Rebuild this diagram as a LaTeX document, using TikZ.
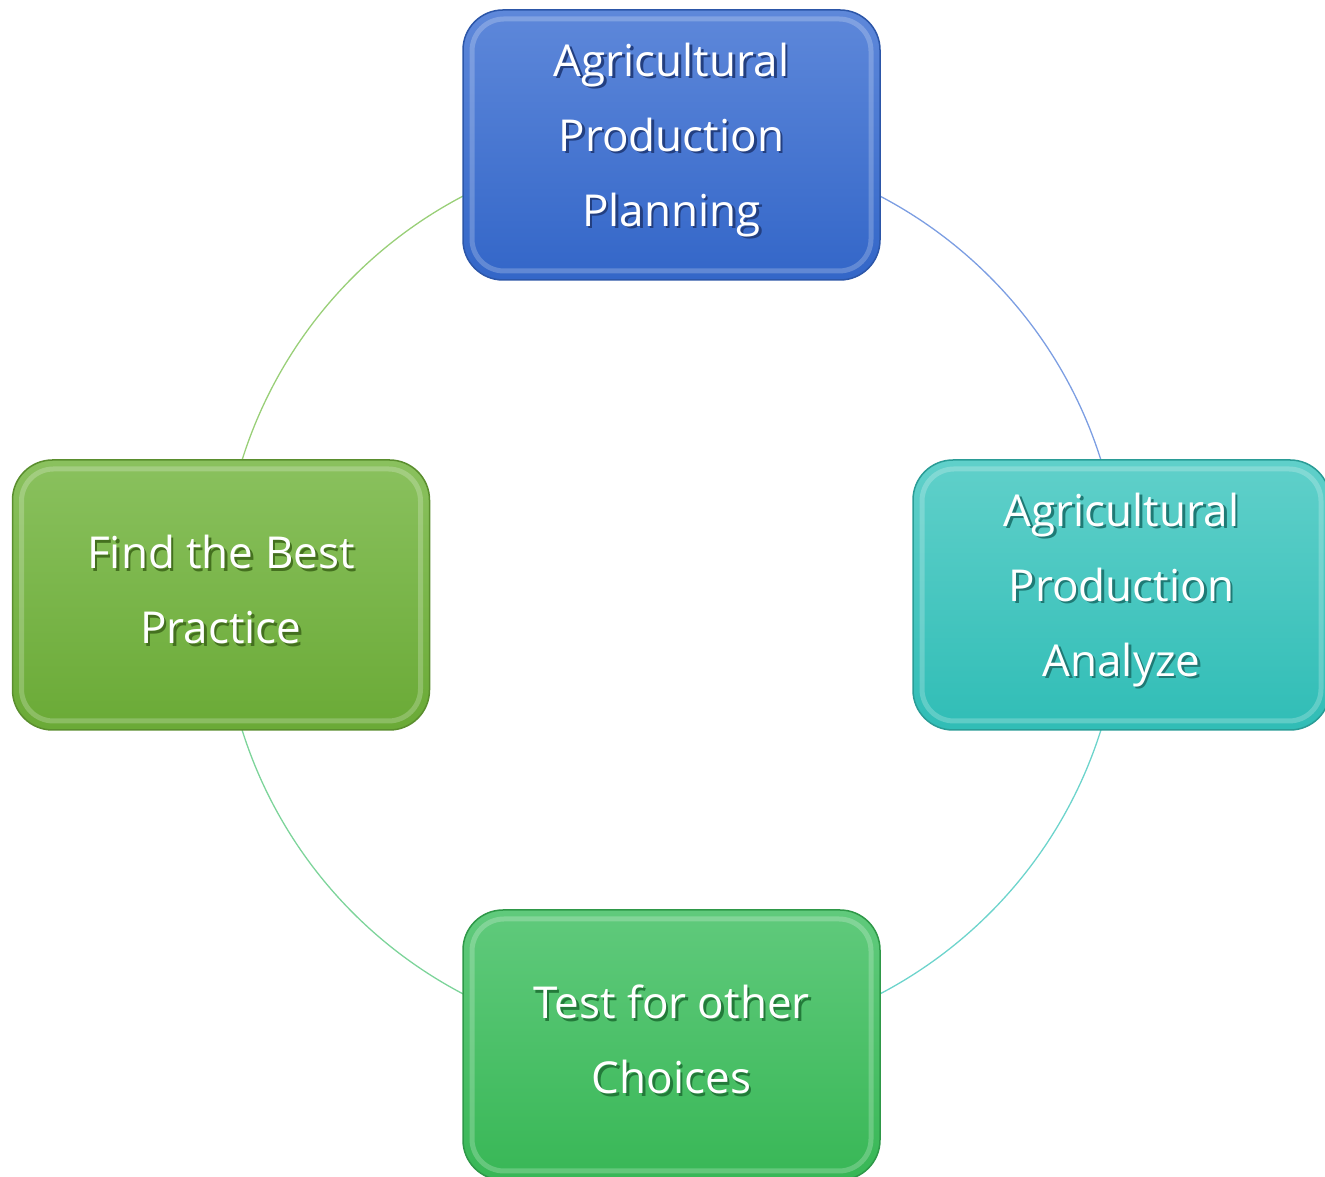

--

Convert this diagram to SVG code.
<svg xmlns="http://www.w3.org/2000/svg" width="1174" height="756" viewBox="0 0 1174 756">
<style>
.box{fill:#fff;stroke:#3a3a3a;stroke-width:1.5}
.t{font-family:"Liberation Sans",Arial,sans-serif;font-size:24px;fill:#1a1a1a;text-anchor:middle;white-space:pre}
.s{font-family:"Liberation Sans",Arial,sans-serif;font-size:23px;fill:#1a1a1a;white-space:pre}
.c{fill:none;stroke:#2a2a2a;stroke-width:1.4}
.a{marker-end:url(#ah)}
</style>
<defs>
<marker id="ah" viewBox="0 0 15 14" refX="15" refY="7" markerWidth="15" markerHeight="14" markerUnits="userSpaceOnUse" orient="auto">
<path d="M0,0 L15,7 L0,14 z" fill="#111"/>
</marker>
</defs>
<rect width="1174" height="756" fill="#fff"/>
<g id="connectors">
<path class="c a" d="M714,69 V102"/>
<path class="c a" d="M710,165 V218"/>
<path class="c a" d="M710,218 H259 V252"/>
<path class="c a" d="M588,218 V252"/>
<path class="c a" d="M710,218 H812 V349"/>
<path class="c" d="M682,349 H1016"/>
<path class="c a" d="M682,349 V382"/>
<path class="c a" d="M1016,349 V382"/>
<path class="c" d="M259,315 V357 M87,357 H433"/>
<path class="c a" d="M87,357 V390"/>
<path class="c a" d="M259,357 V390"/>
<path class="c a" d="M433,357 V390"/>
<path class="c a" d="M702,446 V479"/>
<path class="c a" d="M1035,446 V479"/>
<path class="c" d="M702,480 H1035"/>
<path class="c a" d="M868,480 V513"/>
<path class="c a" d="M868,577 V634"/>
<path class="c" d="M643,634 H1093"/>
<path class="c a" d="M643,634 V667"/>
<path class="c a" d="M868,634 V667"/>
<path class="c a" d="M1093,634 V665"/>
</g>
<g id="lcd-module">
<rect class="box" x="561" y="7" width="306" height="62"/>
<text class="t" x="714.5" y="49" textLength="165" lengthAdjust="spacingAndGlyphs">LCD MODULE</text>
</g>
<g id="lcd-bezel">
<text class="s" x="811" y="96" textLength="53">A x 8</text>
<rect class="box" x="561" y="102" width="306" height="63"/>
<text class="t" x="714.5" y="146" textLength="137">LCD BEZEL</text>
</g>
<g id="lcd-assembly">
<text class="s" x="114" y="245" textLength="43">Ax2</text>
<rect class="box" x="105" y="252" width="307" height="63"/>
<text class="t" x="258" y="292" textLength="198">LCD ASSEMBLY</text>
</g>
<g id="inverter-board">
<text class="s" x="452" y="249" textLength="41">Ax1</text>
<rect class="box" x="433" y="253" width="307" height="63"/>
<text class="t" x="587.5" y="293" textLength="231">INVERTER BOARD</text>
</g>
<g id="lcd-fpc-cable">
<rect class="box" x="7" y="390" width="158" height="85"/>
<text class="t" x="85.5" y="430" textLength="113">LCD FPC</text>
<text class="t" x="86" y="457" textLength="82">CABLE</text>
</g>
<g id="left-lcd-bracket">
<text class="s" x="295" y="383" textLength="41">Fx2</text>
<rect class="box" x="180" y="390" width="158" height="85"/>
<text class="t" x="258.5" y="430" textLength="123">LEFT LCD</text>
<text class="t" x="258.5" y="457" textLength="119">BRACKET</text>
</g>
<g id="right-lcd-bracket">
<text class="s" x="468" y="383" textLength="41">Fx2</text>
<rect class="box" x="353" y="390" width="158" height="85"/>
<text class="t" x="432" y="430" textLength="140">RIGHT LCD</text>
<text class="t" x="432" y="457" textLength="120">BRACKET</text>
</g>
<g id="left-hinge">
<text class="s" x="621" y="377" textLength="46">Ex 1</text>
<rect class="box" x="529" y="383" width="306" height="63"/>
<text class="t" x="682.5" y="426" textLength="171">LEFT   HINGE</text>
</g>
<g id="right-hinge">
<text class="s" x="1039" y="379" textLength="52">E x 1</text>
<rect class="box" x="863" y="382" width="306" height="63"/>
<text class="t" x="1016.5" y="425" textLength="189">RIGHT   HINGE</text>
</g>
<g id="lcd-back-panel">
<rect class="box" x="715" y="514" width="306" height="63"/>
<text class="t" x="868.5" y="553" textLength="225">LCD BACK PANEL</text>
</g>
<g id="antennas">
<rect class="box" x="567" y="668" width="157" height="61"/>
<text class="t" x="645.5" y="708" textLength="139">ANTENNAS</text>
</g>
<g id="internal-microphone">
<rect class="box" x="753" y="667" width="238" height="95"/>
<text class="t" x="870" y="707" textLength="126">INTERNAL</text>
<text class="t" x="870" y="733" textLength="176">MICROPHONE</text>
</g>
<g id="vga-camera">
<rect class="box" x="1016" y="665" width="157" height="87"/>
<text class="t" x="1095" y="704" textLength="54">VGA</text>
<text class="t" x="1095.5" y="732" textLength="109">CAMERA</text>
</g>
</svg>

## Written request
Extract every line containing the string "this" from the data above.

## Exercise response
Rebuild this diagram as a LaTeX document, using TikZ.
Convert this diagram to SVG code.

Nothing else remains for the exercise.